Wednesday, 19 April 2017

Theories of Surplus Value, Part I, Chapter 4 - Part 44

Ganilh recognises that the basis of capitalist wealth is commodity production, but he expresses this in a confused manner. He writes,

““There is in truth no wealth for individuals and for peoples, except when each labours for all” (that is to say, when his labour takes the form of general social labour, for in any other meaning this would be nonsense; since, except in the form of general social labour, an iron manufacturer does not work for all, but only for consumers of iron); “and all for each” (p 207), but Marx points out that what this means is that the concrete labour of each individual must be reduced to abstract labour. The producer of iron does not labour for all, but only for the buyers of iron, and its clear that all do not work for each because total production is divided into a range of individual products, and each individual person does not buy all products, but only specific products. 

All work for each only on the basis that all production becomes co-operative, and on the basis that the abstract labour contained in any product is comparable to that in every other product.

“... what this means is therefore only that each special product takes on a form in which it exists for everyone; and it only exists in this form, not because as a special product it is distinct from the product of each other person, but because it is identical with it; that is, once more the form of social labour as it exists on the basis of commodity production.” (p 207)

Ganilh has a purely subjective view of exchange value – much like that of neoclassical economics, which equates exchange value with market price, as being whatever commodities exchange for. If A exchanges for a lot of B,C,D then it has a high exchange value. Moreover, for Ganhilh, wealth and exchange value are identical. But, as Marx continues to explain, if value only exists because of exchange, then if we take the totality of commodities, they have no exchange value!

“Exchange-value consists of the relative proportion in which products exchange for each other. The total quantity of products has therefore no exchange-value, since it is not exchanged for anything. Hence, society, whose wealth consists of exchange-values, has no wealth. Consequently it follows not only, as Ganilh himself concludes, that the “national wealth, which is composed of the exchange-values of labour” (p.108), can never rise and can never fall in exchange-value ( therefore there is no surplus-value), but that it has no exchange-value whatever, and so is not wealth, since wealth consists only of exchangeable values.” (p 208)

If, on the other hand, we take the total of those products and consider them as values outside of exchange, it is quite clear that this value continues to exist, whether or not they are exchanged or simply consumed. The coal producer, who uses a portion of their output to fuel their steam engines, does not exchange the coal as a commodity, but uses it for their own productive-consumption, in just the same way that a peasant farmer uses a part of their output of wheat as seed, to replace that used in growing the wheat. Yet, in both cases, its clear that both the coal and the wheat have value, despite taking no part in commodity exchange.

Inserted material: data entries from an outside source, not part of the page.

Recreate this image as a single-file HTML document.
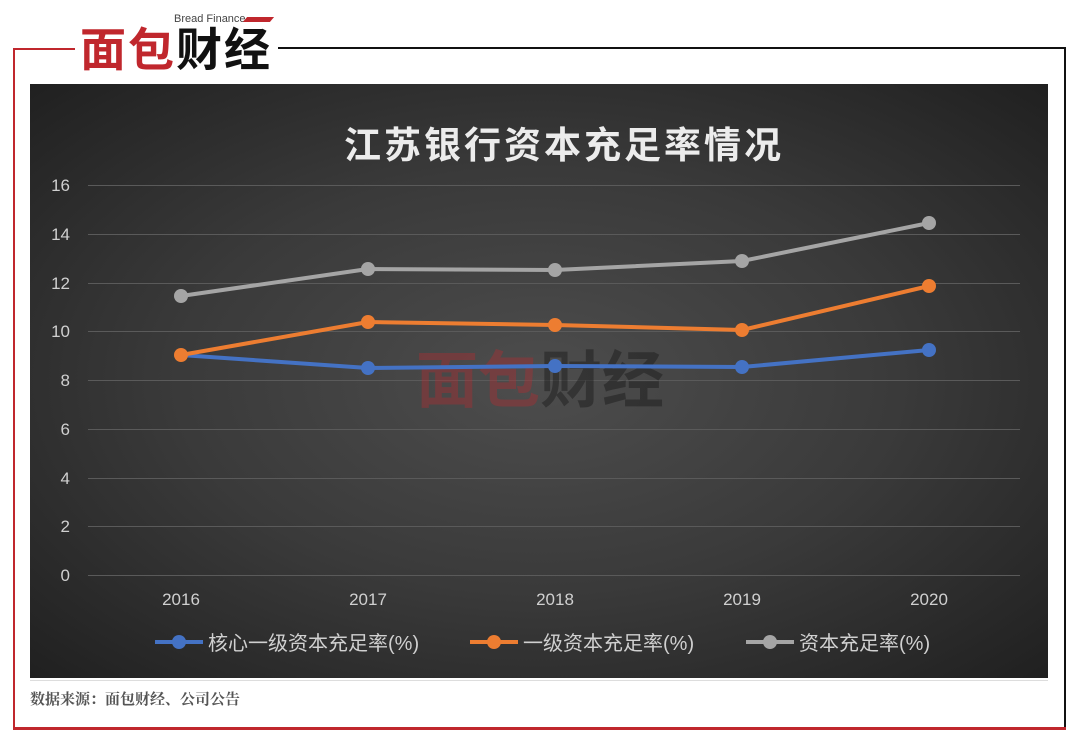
<!DOCTYPE html>
<html><head><meta charset="utf-8"><style>
body{margin:0;width:1080px;height:740px;background:#fff;position:relative;overflow:hidden;font-family:"Liberation Sans","Noto Sans CJK SC",sans-serif}
.a{position:absolute}
</style></head><body>
<div class="a" style="left:13px;top:48px;width:2px;height:681px;background:#c0272d"></div>
<div class="a" style="left:13px;top:48px;width:62px;height:2px;background:#c0272d"></div>
<div class="a" style="left:278px;top:47px;width:788px;height:2px;background:#111"></div>
<div class="a" style="left:1064px;top:47px;width:2px;height:682px;background:#111"></div>
<div class="a" style="left:13px;top:727px;width:1053px;height:3px;background:#c0272d"></div>
<div class="a" style="left:174px;top:13px;font-size:11px;color:#444">Bread Finance</div>
<div class="a" style="left:245px;top:17px;width:27px;height:5px;background:#c0272d;transform:skewX(-40deg)"></div>
<div class="a" style="left:80px;top:24px;font-size:46px;font-weight:bold;line-height:52px;letter-spacing:2px"><span style="color:#c0272d">面包</span><span style="color:#111">财经</span></div>
<div class="a" style="left:30px;top:84px;width:1018px;height:594px;background:radial-gradient(ellipse at 50% 50%,#4d4d4d 0%,#3a3a3a 50%,#202020 100%)"></div>
<div class="a" style="left:30px;top:680px;width:1018px;height:1px;background:#ddd"></div>
<div class="a" style="left:30px;top:688px;font-size:15px;font-weight:bold;color:#555;font-family:'Noto Serif CJK SC',serif">数据来源：面包财经、公司公告</div>
<svg class="a" style="left:0;top:0" width="1080" height="740">
<text x="564" y="158" fill="#ececec" font-size="37" font-weight="bold" text-anchor="middle" font-family="Liberation Sans,Noto Sans CJK SC,sans-serif" letter-spacing="3">江苏银行资本充足率情况</text>
<g stroke="#5a5a5a" stroke-width="1">
<line x1="88" x2="1020" y1="185.5" y2="185.5"/><line x1="88" x2="1020" y1="234.5" y2="234.5"/><line x1="88" x2="1020" y1="283.5" y2="283.5"/><line x1="88" x2="1020" y1="331.5" y2="331.5"/><line x1="88" x2="1020" y1="380.5" y2="380.5"/><line x1="88" x2="1020" y1="429.5" y2="429.5"/><line x1="88" x2="1020" y1="478.5" y2="478.5"/><line x1="88" x2="1020" y1="526.5" y2="526.5"/><line x1="88" x2="1020" y1="575.5" y2="575.5"/>
</g>
<g fill="#d0d0d0" font-size="17" text-anchor="end">
<text x="70" y="191">16</text><text x="70" y="240">14</text><text x="70" y="289">12</text><text x="70" y="337">10</text><text x="70" y="386">8</text><text x="70" y="435">6</text><text x="70" y="484">4</text><text x="70" y="532">2</text><text x="70" y="581">0</text>
</g>
<g fill="#d0d0d0" font-size="17" text-anchor="middle">
<text x="181" y="605">2016</text><text x="368" y="605">2017</text><text x="555" y="605">2018</text><text x="742" y="605">2019</text><text x="929" y="605">2020</text>
</g>
<text x="540" y="402" fill="#c0272d" fill-opacity="0.35" font-size="62" font-weight="bold" text-anchor="middle" font-family="Noto Sans CJK SC,sans-serif">面包<tspan fill="#111" fill-opacity="0.4">财经</tspan></text>
<g stroke-width="4" fill="none" stroke-linejoin="round">
<polyline stroke="#4472c4" points="181,355 368,368 555,366 742,367 929,350"/>
<polyline stroke="#ed7d31" points="181,355 368,322 555,325 742,330 929,286"/>
<polyline stroke="#a5a5a5" points="181,296 368,269 555,270 742,261 929,223"/>
</g>
<g fill="#4472c4"><circle cx="368" cy="368" r="7"/><circle cx="555" cy="366" r="7"/><circle cx="742" cy="367" r="7"/><circle cx="929" cy="350" r="7"/></g>
<g fill="#ed7d31"><circle cx="181" cy="355" r="7"/><circle cx="368" cy="322" r="7"/><circle cx="555" cy="325" r="7"/><circle cx="742" cy="330" r="7"/><circle cx="929" cy="286" r="7"/></g>
<g fill="#a5a5a5"><circle cx="181" cy="296" r="7"/><circle cx="368" cy="269" r="7"/><circle cx="555" cy="270" r="7"/><circle cx="742" cy="261" r="7"/><circle cx="929" cy="223" r="7"/></g>
<g stroke-width="4"><line x1="155" x2="203" y1="642" y2="642" stroke="#4472c4"/><line x1="470" x2="518" y1="642" y2="642" stroke="#ed7d31"/><line x1="746" x2="794" y1="642" y2="642" stroke="#a5a5a5"/></g>
<circle cx="179" cy="642" r="7" fill="#4472c4"/><circle cx="494" cy="642" r="7" fill="#ed7d31"/><circle cx="770" cy="642" r="7" fill="#a5a5a5"/>
<g fill="#d0d0d0" font-size="20"><text x="208" y="650">核心一级资本充足率(%)</text><text x="523" y="650">一级资本充足率(%)</text><text x="799" y="650">资本充足率(%)</text></g>
</svg>
</body></html>
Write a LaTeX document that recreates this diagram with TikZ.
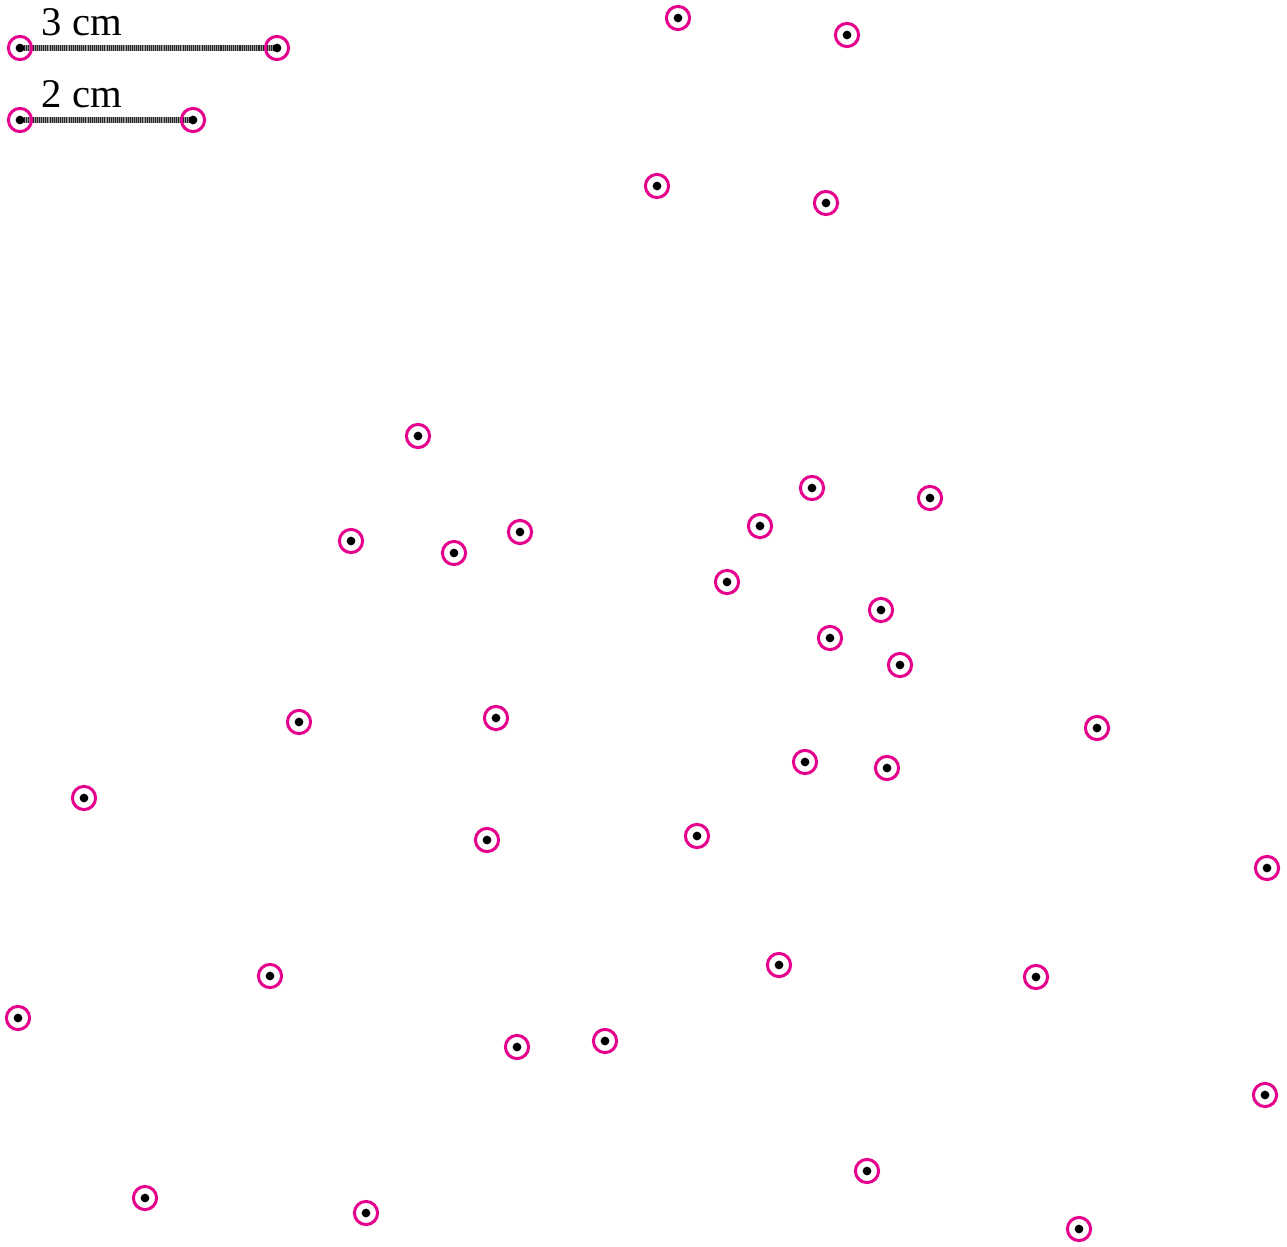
\documentclass[tikz,border=0pt]{standalone}
\usepackage{fontspec}
\setmainfont{Liberation Serif}
\definecolor{ringmag}{RGB}{228,0,140}
\tikzset{
  pt/.style={circle, draw=ringmag, line width=1pt, minimum size=7.7pt, inner sep=0pt,
    path picture={\fill[black] (path picture bounding box.center) circle (1.45pt);}},
  barline/.style={line width=1.9pt, black!40},
  barhatch/.style={line width=1.9pt, black!85, dash pattern=on 0.35pt off 0.35pt},
  lbl/.style={anchor=base west, inner sep=0pt, font=\fontsize{13.5}{15}\selectfont}
}
\begin{document}
\begin{tikzpicture}[x=0.011655cm, y=-0.011655cm]
\useasboundingbox (0,0) rectangle (1287,1247);
% scale bars
\coordinate (a1) at (20,48);
\coordinate (a2) at (277,48);
\coordinate (b1) at (20,120);
\coordinate (b2) at (193,120);
\draw[barline] (a1) -- (a2);
\draw[barhatch] (a1) -- (a2);
\draw[barline] (b1) -- (b2);
\draw[barhatch] (b1) -- (b2);
\node[pt] (sa1) at (a1) {};
\node[pt] (sa2) at (a2) {};
\node[pt] (sb1) at (b1) {};
\node[pt] (sb2) at (b2) {};
\node[lbl] (la) at (41,35.5) {3 cm};
\node[lbl] (lb) at (41,107.5) {2 cm};
% points
\foreach \x/\y [count=\i] in {
678/18, 847/35, 657/186, 826/203, 418/436, 812/488, 930/498, 351/541,
454/553, 520/532, 760/526, 727/582, 881/610, 830/638, 900/665, 299/722,
496/718, 1097/728, 805/762, 887/768, 84/798, 487/840, 697/836, 1267/868,
270/976, 779/965, 1036/977, 18/1018, 517/1047, 605/1041, 1265/1095,
867/1171, 145/1198, 366/1213, 1079/1229}
  \node[pt] (p\i) at (\x,\y) {};
\end{tikzpicture}
\end{document}
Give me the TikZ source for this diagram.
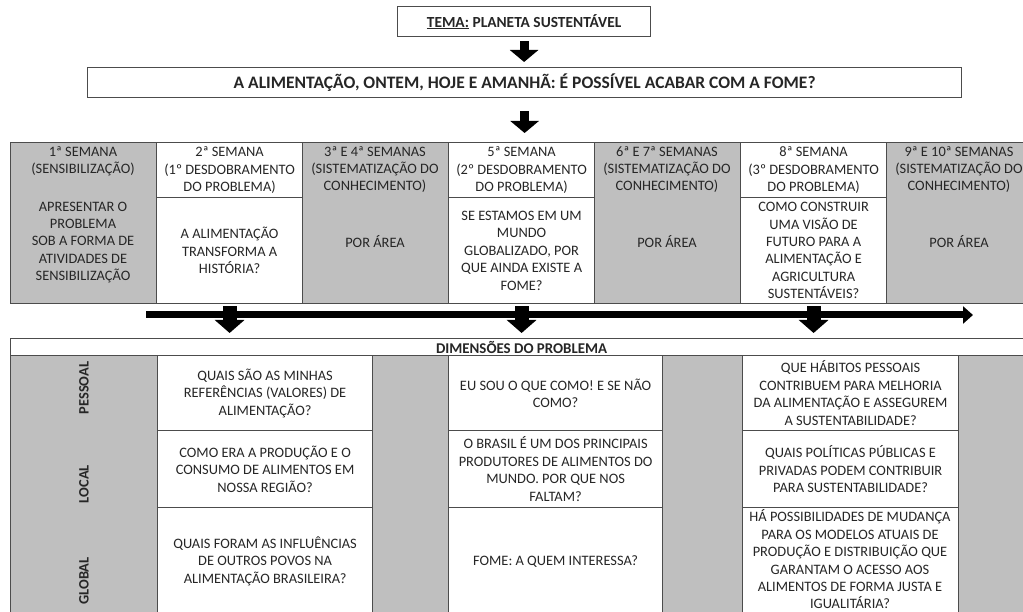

The totality of production, whether exchanged or not has value, determined by the labour-time required for its production. That value can be expressed as an amount of exchange value, again whether it is exchanged or not, simply by equating it with money. The commodities have exchange value, not because they are exchanged, but because irrespective of whether they are exchanged, they have value as a product of labour, and the relation of these values determines that exchange value.